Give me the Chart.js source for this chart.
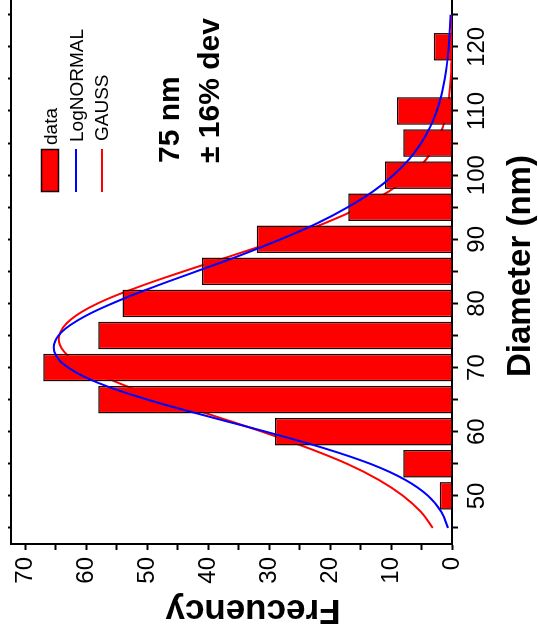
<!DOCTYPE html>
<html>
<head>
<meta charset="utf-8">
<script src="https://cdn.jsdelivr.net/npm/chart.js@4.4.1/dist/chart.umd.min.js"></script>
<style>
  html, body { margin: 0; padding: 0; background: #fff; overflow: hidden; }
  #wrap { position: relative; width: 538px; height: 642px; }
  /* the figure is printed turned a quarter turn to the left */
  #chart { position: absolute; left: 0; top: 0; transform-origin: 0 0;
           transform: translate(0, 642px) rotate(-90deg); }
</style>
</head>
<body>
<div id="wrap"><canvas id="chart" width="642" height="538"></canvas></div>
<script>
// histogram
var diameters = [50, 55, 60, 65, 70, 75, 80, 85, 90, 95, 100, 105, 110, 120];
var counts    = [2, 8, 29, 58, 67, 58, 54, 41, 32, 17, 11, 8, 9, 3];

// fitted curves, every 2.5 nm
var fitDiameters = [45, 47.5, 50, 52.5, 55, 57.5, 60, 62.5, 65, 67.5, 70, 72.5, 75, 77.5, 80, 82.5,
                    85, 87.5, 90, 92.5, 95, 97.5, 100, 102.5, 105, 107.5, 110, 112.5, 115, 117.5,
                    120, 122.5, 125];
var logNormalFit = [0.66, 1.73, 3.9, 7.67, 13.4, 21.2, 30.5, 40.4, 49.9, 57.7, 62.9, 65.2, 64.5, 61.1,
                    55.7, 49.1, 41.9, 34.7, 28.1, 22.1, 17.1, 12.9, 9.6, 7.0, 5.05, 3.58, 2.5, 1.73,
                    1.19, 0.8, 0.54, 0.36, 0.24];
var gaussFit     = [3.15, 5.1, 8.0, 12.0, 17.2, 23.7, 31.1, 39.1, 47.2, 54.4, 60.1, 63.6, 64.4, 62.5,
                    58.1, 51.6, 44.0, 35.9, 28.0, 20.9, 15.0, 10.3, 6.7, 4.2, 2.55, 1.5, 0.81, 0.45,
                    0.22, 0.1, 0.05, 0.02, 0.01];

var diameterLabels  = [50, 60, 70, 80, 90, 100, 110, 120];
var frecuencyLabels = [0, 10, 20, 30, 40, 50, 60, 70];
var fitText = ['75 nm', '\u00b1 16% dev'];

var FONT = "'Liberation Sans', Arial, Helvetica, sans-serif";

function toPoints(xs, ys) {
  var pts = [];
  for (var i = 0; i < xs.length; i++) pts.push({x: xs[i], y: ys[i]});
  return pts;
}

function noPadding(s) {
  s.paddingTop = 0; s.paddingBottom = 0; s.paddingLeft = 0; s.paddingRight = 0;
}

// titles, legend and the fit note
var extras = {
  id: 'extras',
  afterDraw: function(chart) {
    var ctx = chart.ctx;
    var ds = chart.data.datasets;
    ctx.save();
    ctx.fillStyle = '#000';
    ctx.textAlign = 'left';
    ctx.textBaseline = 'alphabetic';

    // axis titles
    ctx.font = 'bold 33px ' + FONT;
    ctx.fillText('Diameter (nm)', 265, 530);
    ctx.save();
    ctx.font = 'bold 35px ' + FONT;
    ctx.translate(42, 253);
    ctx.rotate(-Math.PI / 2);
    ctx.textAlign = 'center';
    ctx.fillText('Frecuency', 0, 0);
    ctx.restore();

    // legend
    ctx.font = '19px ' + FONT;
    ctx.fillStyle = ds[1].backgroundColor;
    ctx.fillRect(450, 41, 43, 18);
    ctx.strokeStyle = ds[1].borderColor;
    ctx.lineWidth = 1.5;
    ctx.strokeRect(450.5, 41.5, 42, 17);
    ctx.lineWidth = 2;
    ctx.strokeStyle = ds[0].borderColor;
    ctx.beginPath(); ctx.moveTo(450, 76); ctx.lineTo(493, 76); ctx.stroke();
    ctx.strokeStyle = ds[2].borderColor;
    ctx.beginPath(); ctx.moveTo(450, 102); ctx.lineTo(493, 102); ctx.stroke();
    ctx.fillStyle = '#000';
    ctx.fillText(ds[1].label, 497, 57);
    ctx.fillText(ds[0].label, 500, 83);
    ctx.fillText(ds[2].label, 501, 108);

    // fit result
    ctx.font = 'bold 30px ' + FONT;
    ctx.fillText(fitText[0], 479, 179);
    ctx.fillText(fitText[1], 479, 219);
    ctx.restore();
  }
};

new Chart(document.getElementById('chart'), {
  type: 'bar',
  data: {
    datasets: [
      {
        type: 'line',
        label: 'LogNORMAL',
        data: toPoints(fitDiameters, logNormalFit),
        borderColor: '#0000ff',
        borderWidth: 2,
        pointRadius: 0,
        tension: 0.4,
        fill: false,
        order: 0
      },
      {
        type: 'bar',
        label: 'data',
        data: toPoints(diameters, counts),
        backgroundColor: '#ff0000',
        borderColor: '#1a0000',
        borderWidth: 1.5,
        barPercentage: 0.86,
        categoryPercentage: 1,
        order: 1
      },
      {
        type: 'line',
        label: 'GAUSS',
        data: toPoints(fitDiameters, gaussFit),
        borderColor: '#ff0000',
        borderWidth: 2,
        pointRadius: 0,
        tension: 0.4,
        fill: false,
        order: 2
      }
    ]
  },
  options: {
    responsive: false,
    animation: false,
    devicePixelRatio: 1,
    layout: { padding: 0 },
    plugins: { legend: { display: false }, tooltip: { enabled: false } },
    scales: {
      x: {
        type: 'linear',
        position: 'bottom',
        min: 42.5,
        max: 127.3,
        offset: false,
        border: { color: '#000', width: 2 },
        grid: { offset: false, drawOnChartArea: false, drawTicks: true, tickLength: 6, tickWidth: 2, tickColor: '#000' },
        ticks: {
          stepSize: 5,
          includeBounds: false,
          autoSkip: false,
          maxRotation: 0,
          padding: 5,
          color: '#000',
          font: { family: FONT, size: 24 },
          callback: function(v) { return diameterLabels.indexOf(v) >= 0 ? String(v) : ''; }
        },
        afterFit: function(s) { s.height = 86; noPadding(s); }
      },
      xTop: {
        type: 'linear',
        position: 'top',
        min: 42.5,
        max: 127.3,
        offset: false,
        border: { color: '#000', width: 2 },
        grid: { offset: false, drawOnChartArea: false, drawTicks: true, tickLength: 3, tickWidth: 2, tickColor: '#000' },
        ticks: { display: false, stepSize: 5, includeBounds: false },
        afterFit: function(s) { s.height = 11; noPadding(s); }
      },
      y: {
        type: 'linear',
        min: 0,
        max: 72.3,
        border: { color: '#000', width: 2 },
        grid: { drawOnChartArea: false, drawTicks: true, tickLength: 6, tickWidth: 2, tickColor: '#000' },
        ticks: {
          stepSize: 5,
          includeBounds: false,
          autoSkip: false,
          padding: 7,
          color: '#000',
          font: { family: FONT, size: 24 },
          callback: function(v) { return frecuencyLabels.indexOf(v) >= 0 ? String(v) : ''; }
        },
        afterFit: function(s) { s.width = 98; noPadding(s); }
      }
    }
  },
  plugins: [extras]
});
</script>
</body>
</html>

● ● ●

▸ **What is being asked**:
Reproduce every line above as written, skipping pictures.

▸ **Result of the exercise**:
Give me the Chart.js source for this chart.
<!DOCTYPE html>
<html>
<head>
<meta charset="utf-8">
<script src="https://cdn.jsdelivr.net/npm/chart.js@4.4.1/dist/chart.umd.min.js"></script>
<style>
  html, body { margin: 0; padding: 0; background: #fff; overflow: hidden; }
  #wrap { position: relative; width: 538px; height: 642px; }
  /* the figure is printed turned a quarter turn to the left */
  #chart { position: absolute; left: 0; top: 0; transform-origin: 0 0;
           transform: translate(0, 642px) rotate(-90deg); }
</style>
</head>
<body>
<div id="wrap"><canvas id="chart" width="642" height="538"></canvas></div>
<script>
// histogram
var diameters = [50, 55, 60, 65, 70, 75, 80, 85, 90, 95, 100, 105, 110, 120];
var counts    = [2, 8, 29, 58, 67, 58, 54, 41, 32, 17, 11, 8, 9, 3];

// fitted curves, every 2.5 nm
var fitDiameters = [45, 47.5, 50, 52.5, 55, 57.5, 60, 62.5, 65, 67.5, 70, 72.5, 75, 77.5, 80, 82.5,
                    85, 87.5, 90, 92.5, 95, 97.5, 100, 102.5, 105, 107.5, 110, 112.5, 115, 117.5,
                    120, 122.5, 125];
var logNormalFit = [0.66, 1.73, 3.9, 7.67, 13.4, 21.2, 30.5, 40.4, 49.9, 57.7, 62.9, 65.2, 64.5, 61.1,
                    55.7, 49.1, 41.9, 34.7, 28.1, 22.1, 17.1, 12.9, 9.6, 7.0, 5.05, 3.58, 2.5, 1.73,
                    1.19, 0.8, 0.54, 0.36, 0.24];
var gaussFit     = [3.15, 5.1, 8.0, 12.0, 17.2, 23.7, 31.1, 39.1, 47.2, 54.4, 60.1, 63.6, 64.4, 62.5,
                    58.1, 51.6, 44.0, 35.9, 28.0, 20.9, 15.0, 10.3, 6.7, 4.2, 2.55, 1.5, 0.81, 0.45,
                    0.22, 0.1, 0.05, 0.02, 0.01];

var diameterLabels  = [50, 60, 70, 80, 90, 100, 110, 120];
var frecuencyLabels = [0, 10, 20, 30, 40, 50, 60, 70];
var fitText = ['75 nm', '\u00b1 16% dev'];

var FONT = "'Liberation Sans', Arial, Helvetica, sans-serif";

function toPoints(xs, ys) {
  var pts = [];
  for (var i = 0; i < xs.length; i++) pts.push({x: xs[i], y: ys[i]});
  return pts;
}

function noPadding(s) {
  s.paddingTop = 0; s.paddingBottom = 0; s.paddingLeft = 0; s.paddingRight = 0;
}

// titles, legend and the fit note
var extras = {
  id: 'extras',
  afterDraw: function(chart) {
    var ctx = chart.ctx;
    var ds = chart.data.datasets;
    ctx.save();
    ctx.fillStyle = '#000';
    ctx.textAlign = 'left';
    ctx.textBaseline = 'alphabetic';

    // axis titles
    ctx.font = 'bold 33px ' + FONT;
    ctx.fillText('Diameter (nm)', 265, 530);
    ctx.save();
    ctx.font = 'bold 35px ' + FONT;
    ctx.translate(42, 253);
    ctx.rotate(-Math.PI / 2);
    ctx.textAlign = 'center';
    ctx.fillText('Frecuency', 0, 0);
    ctx.restore();

    // legend
    ctx.font = '19px ' + FONT;
    ctx.fillStyle = ds[1].backgroundColor;
    ctx.fillRect(450, 41, 43, 18);
    ctx.strokeStyle = ds[1].borderColor;
    ctx.lineWidth = 1.5;
    ctx.strokeRect(450.5, 41.5, 42, 17);
    ctx.lineWidth = 2;
    ctx.strokeStyle = ds[0].borderColor;
    ctx.beginPath(); ctx.moveTo(450, 76); ctx.lineTo(493, 76); ctx.stroke();
    ctx.strokeStyle = ds[2].borderColor;
    ctx.beginPath(); ctx.moveTo(450, 102); ctx.lineTo(493, 102); ctx.stroke();
    ctx.fillStyle = '#000';
    ctx.fillText(ds[1].label, 497, 57);
    ctx.fillText(ds[0].label, 500, 83);
    ctx.fillText(ds[2].label, 501, 108);

    // fit result
    ctx.font = 'bold 30px ' + FONT;
    ctx.fillText(fitText[0], 479, 179);
    ctx.fillText(fitText[1], 479, 219);
    ctx.restore();
  }
};

new Chart(document.getElementById('chart'), {
  type: 'bar',
  data: {
    datasets: [
      {
        type: 'line',
        label: 'LogNORMAL',
        data: toPoints(fitDiameters, logNormalFit),
        borderColor: '#0000ff',
        borderWidth: 2,
        pointRadius: 0,
        tension: 0.4,
        fill: false,
        order: 0
      },
      {
        type: 'bar',
        label: 'data',
        data: toPoints(diameters, counts),
        backgroundColor: '#ff0000',
        borderColor: '#1a0000',
        borderWidth: 1.5,
        barPercentage: 0.86,
        categoryPercentage: 1,
        order: 1
      },
      {
        type: 'line',
        label: 'GAUSS',
        data: toPoints(fitDiameters, gaussFit),
        borderColor: '#ff0000',
        borderWidth: 2,
        pointRadius: 0,
        tension: 0.4,
        fill: false,
        order: 2
      }
    ]
  },
  options: {
    responsive: false,
    animation: false,
    devicePixelRatio: 1,
    layout: { padding: 0 },
    plugins: { legend: { display: false }, tooltip: { enabled: false } },
    scales: {
      x: {
        type: 'linear',
        position: 'bottom',
        min: 42.5,
        max: 127.3,
        offset: false,
        border: { color: '#000', width: 2 },
        grid: { offset: false, drawOnChartArea: false, drawTicks: true, tickLength: 6, tickWidth: 2, tickColor: '#000' },
        ticks: {
          stepSize: 5,
          includeBounds: false,
          autoSkip: false,
          maxRotation: 0,
          padding: 5,
          color: '#000',
          font: { family: FONT, size: 24 },
          callback: function(v) { return diameterLabels.indexOf(v) >= 0 ? String(v) : ''; }
        },
        afterFit: function(s) { s.height = 86; noPadding(s); }
      },
      xTop: {
        type: 'linear',
        position: 'top',
        min: 42.5,
        max: 127.3,
        offset: false,
        border: { color: '#000', width: 2 },
        grid: { offset: false, drawOnChartArea: false, drawTicks: true, tickLength: 3, tickWidth: 2, tickColor: '#000' },
        ticks: { display: false, stepSize: 5, includeBounds: false },
        afterFit: function(s) { s.height = 11; noPadding(s); }
      },
      y: {
        type: 'linear',
        min: 0,
        max: 72.3,
        border: { color: '#000', width: 2 },
        grid: { drawOnChartArea: false, drawTicks: true, tickLength: 6, tickWidth: 2, tickColor: '#000' },
        ticks: {
          stepSize: 5,
          includeBounds: false,
          autoSkip: false,
          padding: 7,
          color: '#000',
          font: { family: FONT, size: 24 },
          callback: function(v) { return frecuencyLabels.indexOf(v) >= 0 ? String(v) : ''; }
        },
        afterFit: function(s) { s.width = 98; noPadding(s); }
      }
    }
  },
  plugins: [extras]
});
</script>
</body>
</html>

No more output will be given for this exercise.